Picture an entrance area flanked by cedar hedges on the left and right. We got down to cedar pruning as temperatures dipped and light flurries started coming down. I worked on my hedge and then moved on. That’s when my apprentice saw me and motioned to me to come top his hedge.
Nice try! Now way! Apprentices training under Red Seal Vas do everything hands on. They learn by doing and by facing their fears. When I can, I give some background information but mostly it’s hands on in the field.
Since this hedge is in a high-profile spot, there’s extra pressure to make it look good. And when you succeed, you will do it well again somewhere else. That’s how we get good, confident workers. You have to face your fears. I still do.
Easy does it!
Notice that I didn’t crack any jokes. It’s important for the apprentice to know that we have confidence in him. I did stop him to remind him to slow down with the cedar tops. This is a common mistake: people rush the tops. They make two passes over the top and leave. That’s wrong, unless you’re trying to get the top to grow higher.
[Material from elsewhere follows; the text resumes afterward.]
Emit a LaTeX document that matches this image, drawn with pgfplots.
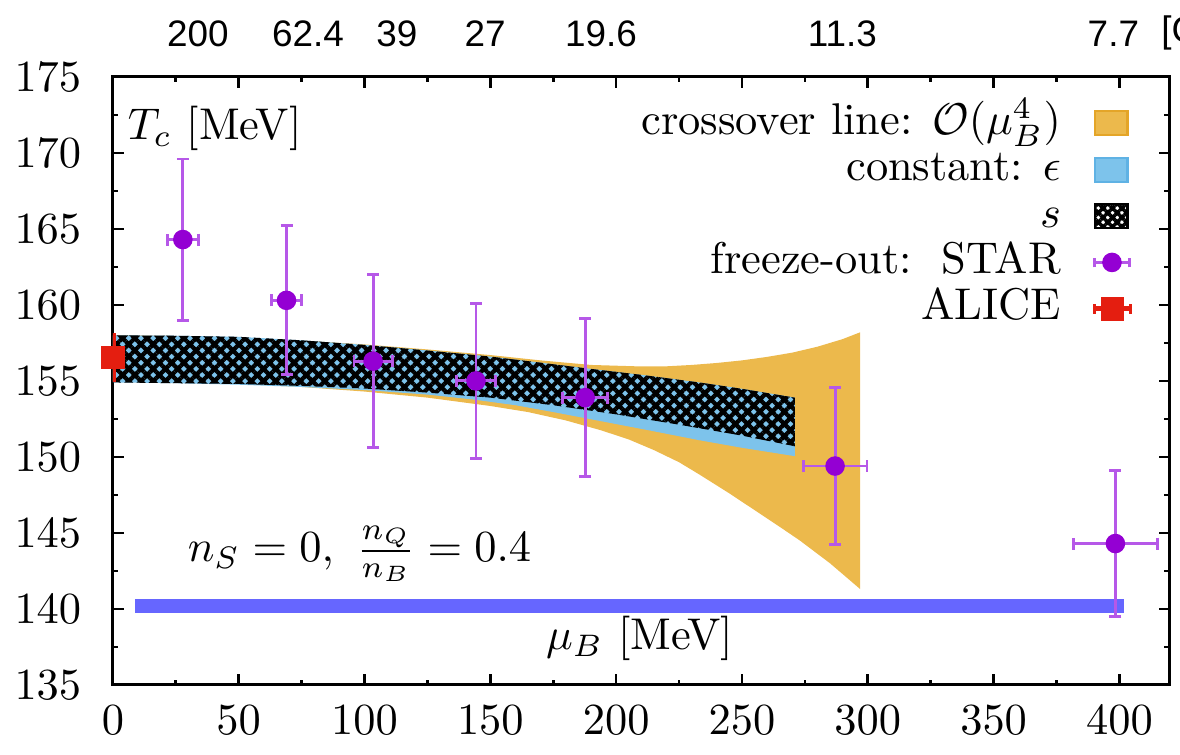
\documentclass[border=0pt]{standalone}
\usepackage{fontspec}
\usepackage{pgfplots}
\pgfplotsset{compat=1.18}
\usetikzlibrary{patterns.meta}
\newfontfamily\lsans{Liberation Sans}
\definecolor{orng}{RGB}{236,185,76}
\definecolor{orngd}{RGB}{228,165,40}
\definecolor{bblue}{RGB}{125,195,235}
\definecolor{bblued}{RGB}{95,178,228}
\definecolor{starc}{RGB}{148,0,211}
\definecolor{starerr}{RGB}{182,88,232}
\definecolor{alice}{RGB}{228,30,16}
\definecolor{barblue}{RGB}{102,102,255}
\begin{document}
\begin{tikzpicture}
\useasboundingbox (-25.4pt,-15.75pt) rectangle (240.1pt,154.1pt);
\begin{axis}[
  at={(0,0)}, anchor=south west, scale only axis,
  width=237.8pt, height=136.8pt,
  xmin=0, xmax=420, ymin=135, ymax=175,
  xtick={0,50,...,400}, ytick={135,140,...,175},
  minor x tick num=1, minor y tick num=1,
  major tick length=2.4pt, minor tick length=1.2pt,
  tick style={black, line width=0.6pt},
  axis line style={line width=0.7pt},
  clip mode=individual,
  yticklabel style={xshift=-3.6pt}, xticklabel style={yshift=-1.2pt},
  tick label style={font=\fontsize{10}{12}\selectfont},
  legend plot pos=right, legend cell align=right,
  legend style={draw=none, fill=none, at={(1,1)}, anchor=north east,
    xshift=-8.1pt, yshift=-5.0pt, inner sep=0pt, column sep=7pt, row sep=0pt,
    nodes={inner sep=0pt, text height=7.7pt, text depth=2.74pt}},
]
% crossover line O(mu_B^4)
\addplot[fill=orng, draw=none, forget plot] coordinates {
 (0,158.0) (25,157.95) (50,157.85) (75,157.65) (100,157.4) (125,157.07)
 (150,156.7) (170,156.35) (190,156.05) (200,156.0) (210,155.95) (220,155.96)
 (230,156.05) (240,156.18) (250,156.35) (260,156.58) (270,156.86) (280,157.25)
 (290,157.75) (297,158.2)
 (297,141.3) (285,143.0) (273,144.5) (265,145.4) (255,146.5) (245,147.6)
 (233,148.85) (225,149.65) (215,150.45) (205,151.15) (194,151.75) (180,152.4)
 (165,152.95) (150,153.35) (125,153.9) (100,154.3) (75,154.6) (50,154.8)
 (25,154.95) (0,155.0)
} -- cycle;
% constant epsilon
\addplot[fill=bblue, draw=none, forget plot] coordinates {
 (0,158.0) (25,157.97) (50,157.9) (75,157.67) (100,157.37) (125,157.0)
 (150,156.6) (170,156.2) (187,155.85) (210,155.4) (233,154.9) (250,154.48) (271,153.9)
 (271,150.05) (250,150.6) (233,151.1) (213,151.75) (194,152.35) (175,152.95)
 (160,153.4) (143,153.78) (125,154.1) (100,154.4) (75,154.6) (50,154.75)
 (25,154.85) (0,154.9)
} -- cycle;
% constant s
\addplot[draw=none, pattern={Hatch[angle=45,distance=1.95pt,line width=0.95pt]}, pattern color=black, forget plot] coordinates {
 (0,158.0) (25,157.97) (50,157.9) (75,157.67) (100,157.37) (125,157.0)
 (150,156.6) (170,156.2) (187,155.85) (210,155.4) (233,154.9) (250,154.48) (271,153.9)
 (271,150.7) (250,151.4) (225,152.12) (200,152.8) (175,153.4) (150,153.9)
 (125,154.23) (100,154.5) (75,154.67) (50,154.8) (0,154.9)
} -- cycle;
% horizontal bar
\addplot[barblue, line width=3.2pt, forget plot] coordinates {(8.7,140.2) (402,140.2)};
% STAR
\addplot[only marks, mark=*, mark size=2pt, color=starc, forget plot,
  error bars/.cd, x dir=both, x explicit, y dir=both, y explicit,
  error bar style={starerr, line width=0.65pt},
  error mark options={rotate=90, starerr, mark size=1.35pt, line width=0.65pt}]
 coordinates {
 (27.8,164.3) +- (6.2,5.3)
 (69.0,160.3) +- (6.0,4.9)
 (103.4,156.3) +- (7.6,5.7)
 (144.3,155.0) +- (7.8,5.1)
 (187.7,153.9) +- (9.0,5.2)
 (287.0,149.4) +- (12.7,5.15)
 (398.4,144.3) +- (16.7,4.8)
};
% ALICE
\addplot[only marks, mark=square*, mark size=2.45pt, color=alice, forget plot,
  error bars/.cd, y dir=both, y explicit,
  error bar style={alice, line width=1.2pt}, error mark=none]
 coordinates {(0,156.55) +- (0,1.6)};

% legend
\addlegendimage{legend image code/.code={\draw[fill=orng, draw=orngd, line width=0.5pt] (0pt,-2.7pt) rectangle (7.4pt,2.7pt);}}
\addlegendentry{crossover line: $\mathcal{O}(\mu_B^4)$}
\addlegendimage{legend image code/.code={\draw[fill=bblue, draw=bblued, line width=0.5pt] (0pt,-2.7pt) rectangle (7.4pt,2.7pt);}}
\addlegendentry{constant: $\epsilon$}
\addlegendimage{legend image code/.code={
  \fill[white] (0pt,-2.7pt) rectangle (7.4pt,2.7pt);
  \draw[black, line width=0.5pt, pattern={Hatch[angle=45,distance=1.5pt,line width=0.8pt]}, pattern color=black] (0pt,-2.7pt) rectangle (7.4pt,2.7pt);}}
\addlegendentry{$s$}
\addlegendimage{legend image code/.code={
  \draw[starerr, line width=0.65pt] (0pt,0pt) -- (7.8pt,0pt);
  \draw[starerr, line width=0.65pt] (0pt,-1.1pt) -- (0pt,1.1pt) (7.8pt,-1.1pt) -- (7.8pt,1.1pt);
  \fill[starc] (3.9pt,0pt) circle (2pt);}}
\addlegendentry{freeze-out:\ \ STAR}
\addlegendimage{legend image code/.code={
  \draw[alice, line width=1.2pt] (0pt,0pt) -- (8pt,0pt);
  \draw[alice, line width=0.6pt] (0pt,-1.1pt) -- (0pt,1.1pt) (8pt,-1.1pt) -- (8pt,1.1pt);
  \fill[alice] (1.55pt,-2.45pt) rectangle (6.45pt,2.45pt);}}
\addlegendentry{ALICE}

% texts
\node[anchor=base west, inner sep=0pt] at (axis cs:5.6,170.85) {$T_c$ [MeV]};
\node[anchor=base west, inner sep=0pt] at (axis cs:29.4,143.1) {$n_S = 0,\ \frac{n_Q}{n_B} = 0.4$};
\node[anchor=base west, inner sep=0pt] at (axis cs:171.8,137.3) {$\mu_B$ [MeV]};
% top energy labels
\begin{scope}[every node/.style={font=\lsans\fontsize{8.3}{10}\selectfont, inner sep=0pt}]
\node at (axis cs:33.8,177.86) {200};
\node at (axis cs:77.5,177.86) {62.4};
\node at (axis cs:112.9,177.86) {39};
\node at (axis cs:147.9,177.86) {27};
\node at (axis cs:194.0,177.86) {19.6};
\node at (axis cs:289.9,177.86) {11.3};
\node at (axis cs:397.6,177.86) {7.7};
\node[anchor=west] at (axis cs:416.3,177.86) {[GeV]};
\end{scope}
\end{axis}
\end{tikzpicture}
\end{document}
Cedar hedge sides are clipped much lighter than the tops. The tops should be tight and that requires making several passes over them with the blades. (It helps if your shears are sharp!) Don’t rush this step.
If you must check the level, by all means, walk away and take a look. In this case we already know that the top line is there from last year. We just have to find it under the new growth.
I like winter because it’s slower without lawn care. This gives me a chance to notice how the crew members are working. When I can, I gently instruct and correct them. To put in world-class work we need skilled workers.